OZs are places in the U.S. where over 30 million people live and work across our country. They cover downtown, industrial, suburban, and rural areas. They’re part of daily life for a lot of people.

Requirements

To qualify, the Opportunity Fund must invest more than 90% of its assets in a Qualified Opportunity Zone Property located in an Opportunity Zone. The property must be significantly improved, which means it must be an original use, or the basis of the property must be double the basis of the non-land assets. Capital gain taxes are deferred for investments reinvested into investments in these zones and, if the investment is held for ten years, all capital gains on the new investment are waived. Opportunity zones are census tracts designated by state authorities.
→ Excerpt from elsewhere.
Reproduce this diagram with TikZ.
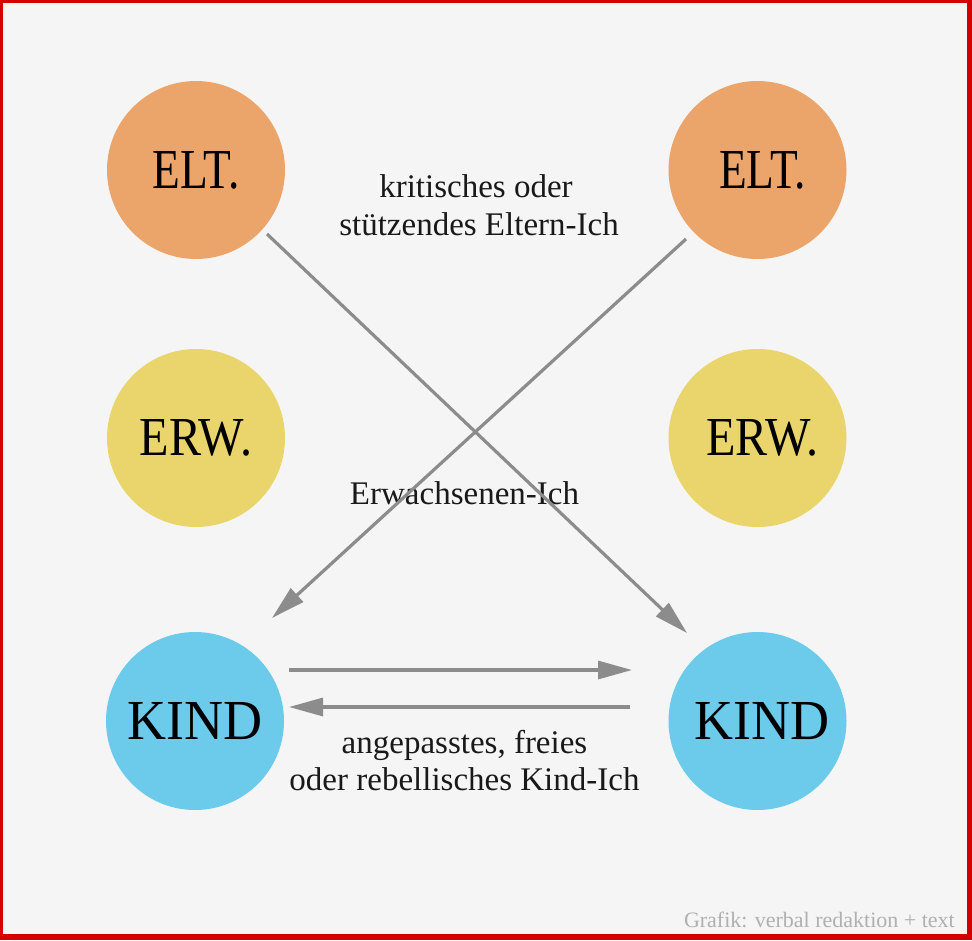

As of Pari, 8,764 census tracts have been so designated.

An investor must invest in an Opportunity Fund by the end of 2019 to meet the seven-year holding period and be able to exclude 15% of the deferred capital gain. An investor may exclude 10% of the deferred capital gain by investing in an Opportunity Fund by the end of 2021 to meet the five-year holding period.

An investor who realizes certain capital gain income may reinvest the capital gain in an Opportunity Fund within 180 days.

 

Tax benefits

Prior to the law creating Opportunity Zones, an investor could defer capital gains taxes by trading one asset with another asset in the same asset class by using a Section 1031 exchange. Opportunity Zones now allow an investor to defer capital gains taxes by trading one asset with another asset in a different asset class.